There are times when I just know that someone’s going to tell me bad news. It’s something in the way that they take you aside or do little things for you that usually they wouldn’t before the conversation starts. Perhaps there are times when you simply know that you’ve done something you shouldn’t and the other person knows it to.

Peter must have known what was coming when Jesus took him aside over a breakfast at the beach a couple of weeks after the Resurrection – you can read the episode in chapter 21 of John’s Gospel.

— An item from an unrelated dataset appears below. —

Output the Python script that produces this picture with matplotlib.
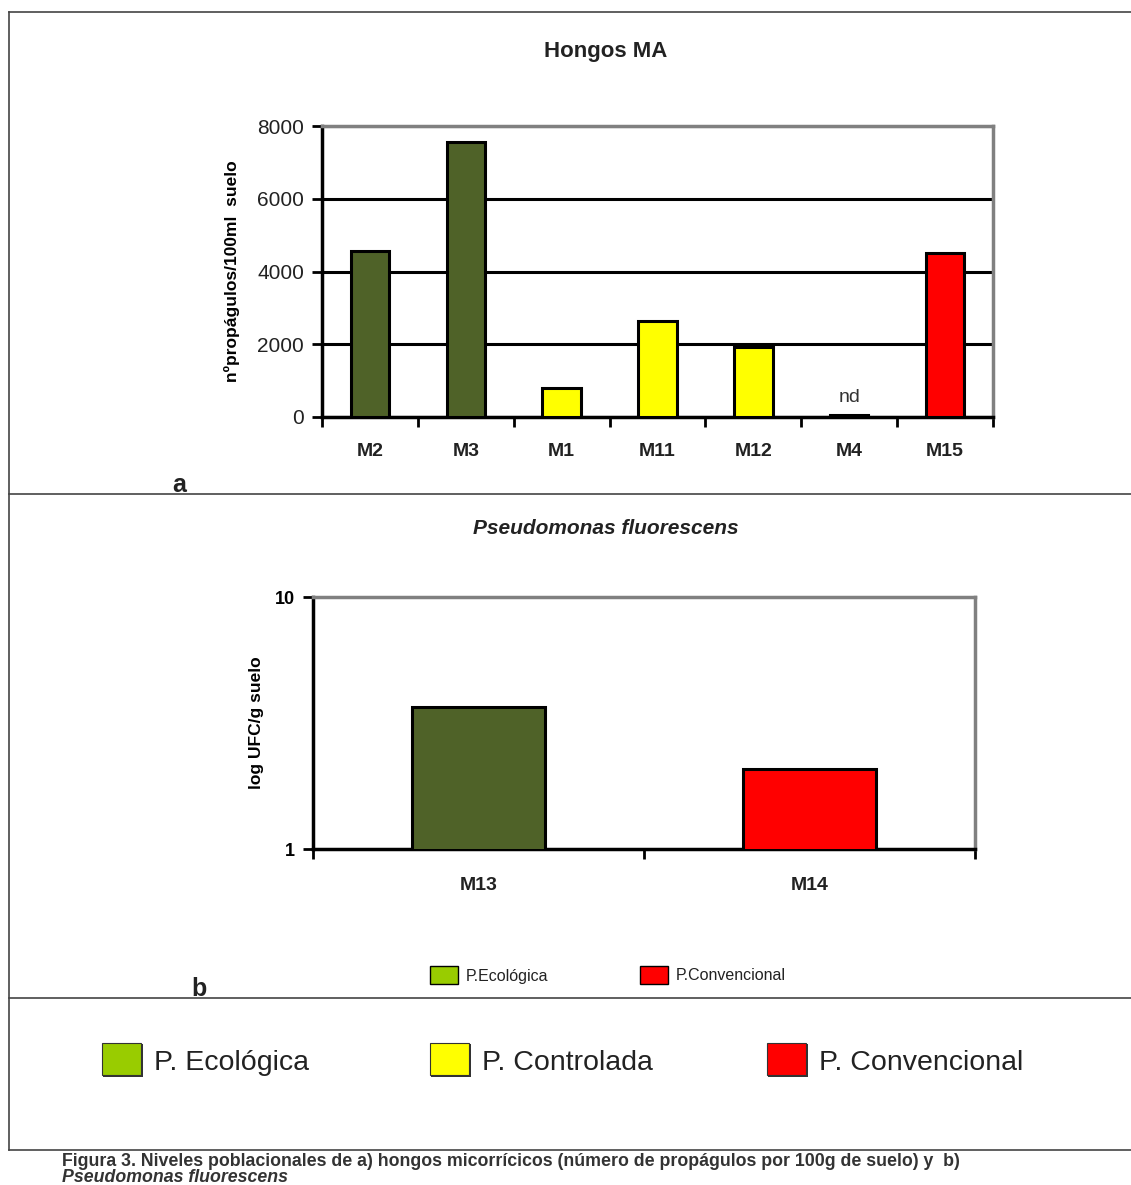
import numpy as np
import matplotlib.pyplot as plt
from matplotlib.lines import Line2D
from matplotlib.patches import Rectangle

# hongos MA, propágulos por 100 ml de suelo
muestras_a = ['M2', 'M3', 'M1', 'M11', 'M12', 'M4', 'M15']
propagulos = [4550, 7550, 800, 2650, 1920, 50, 4520]
manejo_a = ['eco', 'eco', 'ctrl', 'ctrl', 'ctrl', 'ctrl', 'conv']

# Pseudomonas fluorescens, log UFC/g suelo
muestras_b = ['M13', 'M14']
ufc = [3.66, 2.08]
manejo_b = ['eco', 'conv']

colores_barra = {'eco': '#4F6228', 'ctrl': '#FFFF00', 'conv': '#FF0000'}
colores_leyenda = {'eco': '#99CC00', 'ctrl': '#FFFF00', 'conv': '#FF0000'}

plt.rcParams['font.family'] = ['Liberation Sans', 'DejaVu Sans']

W, H = 1131, 1185
fig = plt.figure(figsize=(W / 100, H / 100), dpi=100)


def px_axes(x0, y0, x1, y1):
    return fig.add_axes([x0 / W, 1 - y1 / H, (x1 - x0) / W, (y1 - y0) / H])


def hline(y, x0=9, x1=W, c='#444444', lw=1.2):
    fig.add_artist(Line2D([x0 / W, x1 / W], [1 - y / H, 1 - y / H], color=c, lw=lw))


# marco de la figura
hline(12)
hline(494)
hline(998)
hline(1150)
fig.add_artist(Line2D([9 / W, 9 / W], [1 - 12 / H, 1 - 1150 / H], color='#444444', lw=1.2))

# ---- a) hongos MA ----
ax = px_axes(322, 126, 993, 417)
xa = np.arange(len(muestras_a))
ax.set_axisbelow(True)
ax.yaxis.grid(True, color='black', lw=2.2)
ax.bar(xa, propagulos, width=0.4, color=[colores_barra[m] for m in manejo_a],
       edgecolor='black', linewidth=2.2, zorder=3)
ax.set_xlim(-0.5, len(muestras_a) - 0.5)
ax.set_ylim(0, 8000)
ax.set_yticks([0, 2000, 4000, 6000, 8000])
ax.tick_params(axis='y', direction='out', length=7, width=2, labelsize=15, pad=6,
               labelcolor='#222222')
ax.set_xticks(xa)
ax.set_xticklabels(muestras_a, fontweight='bold', fontsize=14, color='#222222')
ax.tick_params(axis='x', length=0, pad=19)
ax.set_xticks(np.arange(-0.5, len(muestras_a)), minor=True)
ax.tick_params(axis='x', which='minor', direction='out', length=7, width=2)
for s in ['left', 'bottom']:
    ax.spines[s].set_linewidth(2.5)
for s in ['top', 'right']:
    ax.spines[s].set_color('#808080')
    ax.spines[s].set_linewidth(2.5)
ax.set_ylabel('nºpropágulos/100ml  suelo', fontweight='bold', fontsize=12.5, labelpad=12)
ax.text(5, propagulos[5] + 250, 'nd', ha='center', va='bottom', fontsize=14, color='#333333')
fig.text(606 / W, 1 - 52 / H, 'Hongos MA', ha='center', va='center', fontsize=16,
         fontweight='bold', color='#222222')
fig.text(179 / W, 1 - 485 / H, 'a', ha='center', va='center', fontsize=18,
         fontweight='bold', color='#222222')

# ---- b) Pseudomonas fluorescens ----
bx = px_axes(313, 597, 975, 849)
xb = np.arange(len(muestras_b))
bx.bar(xb, ufc, width=0.4, color=[colores_barra[m] for m in manejo_b],
       edgecolor='black', linewidth=2.2, zorder=3)
bx.set_yscale('log')
bx.set_ylim(1, 10)
bx.set_xlim(-0.5, len(muestras_b) - 0.5)
bx.set_yticks([1, 10])
bx.set_yticklabels(['1', '10'], fontweight='bold', fontsize=13)
bx.yaxis.set_minor_locator(plt.NullLocator())
bx.tick_params(axis='y', direction='out', length=7, width=2, pad=6)
bx.set_xticks(xb)
bx.set_xticklabels(muestras_b, fontweight='bold', fontsize=14, color='#222222')
bx.tick_params(axis='x', length=0, pad=20)
bx.set_xticks(np.arange(-0.5, len(muestras_b)), minor=True)
bx.tick_params(axis='x', which='minor', direction='out', length=7, width=2)
for s in ['left', 'bottom']:
    bx.spines[s].set_linewidth(2.5)
for s in ['top', 'right']:
    bx.spines[s].set_color('#808080')
    bx.spines[s].set_linewidth(2.5)
bx.set_ylabel('log UFC/g suelo', fontweight='bold', fontsize=12.5, labelpad=8)
fig.text(606 / W, 1 - 529 / H, 'Pseudomonas fluorescens', ha='center', va='center',
         fontsize=15, fontweight='bold', fontstyle='italic', color='#222222')
fig.text(199 / W, 1 - 989 / H, 'b', ha='center', va='center', fontsize=18,
         fontweight='bold', color='#222222')

# leyenda pequeña del gráfico b
for x0, m, txt in [(430, 'eco', 'P.Ecológica'), (640, 'conv', 'P.Convencional')]:
    fig.add_artist(Rectangle((x0 / W, 1 - 984 / H), 28 / W, 18 / H, facecolor=colores_leyenda[m],
                             edgecolor='black', lw=1, transform=fig.transFigure))
    fig.text((x0 + 36) / W, 1 - 976 / H, txt, ha='left', va='center', fontsize=11.5,
             color='#222222')

# leyenda general
for x0, m, txt in [(102, 'eco', 'P. Ecológica'), (430, 'ctrl', 'P. Controlada'),
                   (767, 'conv', 'P. Convencional')]:
    fig.add_artist(Rectangle(((x0 + 1) / W, 1 - 1077 / H), 40 / W, 33 / H, facecolor='#333333',
                             edgecolor='none', transform=fig.transFigure))
    fig.add_artist(Rectangle((x0 / W, 1 - 1075 / H), 39 / W, 32 / H, facecolor=colores_leyenda[m],
                             edgecolor='#333333', lw=0.8, transform=fig.transFigure))
    fig.text((x0 + 52) / W, 1 - 1063 / H, txt, ha='left', va='center', fontsize=20.5,
             color='#222222')

# pie de figura
fig.text(62 / W, 1 - 1161 / H,
         'Figura 3. Niveles poblacionales de a) hongos micorrícicos (número de propágulos '
         'por 100g de suelo) y  b)',
         ha='left', va='center', fontsize=12.8, fontweight='bold', color='#333333')
fig.text(62 / W, 1 - 1178 / H, 'Pseudomonas fluorescens', ha='left', va='center',
         fontsize=12.8, fontweight='bold', fontstyle='italic', color='#333333')

fig.savefig('out.png', dpi=100)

If you know the story you’ll also know what Peter had done; when Jesus needed him most, when he had been arrested and was about to be taken away, Peter ran away and hid, and later claimed that he didn’t even know Jesus. And he didn’t do this just the once, but rather three times – bare-faced lies to save his own skin.
Meeting Jesus back from the dead on several occasions must have been a real mixture of joy and anxiety – it was great to see him again, but if you’ve made some major mistakes in your life you normally don’t expect to be reminded of them by someone who’s died. Peter was probably expecting a roasting; but Jesus simply asks him “Do you love me?”

It seems that everything’s happy again; Jesus has forgiven and forgotten, and he even says to Peter that he can carry on with the job of being a disciple.

But there’s a sting in the tail. Jesus asks the same question, not once, but three times. Perhaps Peter felt that he had got away with it; but by the time the third question came, he must have realised the point Jesus was making; the three questions matched the three times that Peter had denied Jesus on that evening a couple of Thursdays beforehand.

By doing this, Jesus is showing something very special to Peter. It was compassion – a thorough, sympathetic understanding of someone, being able to see things from their point of view, and still loving them in spite of all that’s wrong with them.

And we know that Peter did get on with his life in a big way. He was one of the leaders of the first Christian church and made such an impact on his society that, eventually, he was put to death because his faith and the faith of others made so many people so uncomfortable. But he wouldn’t have been half the Church leader or half the man he became if he hadn’t been shown compassion and forgiven by Jesus on the beach during that morning of nearly 2000 years ago.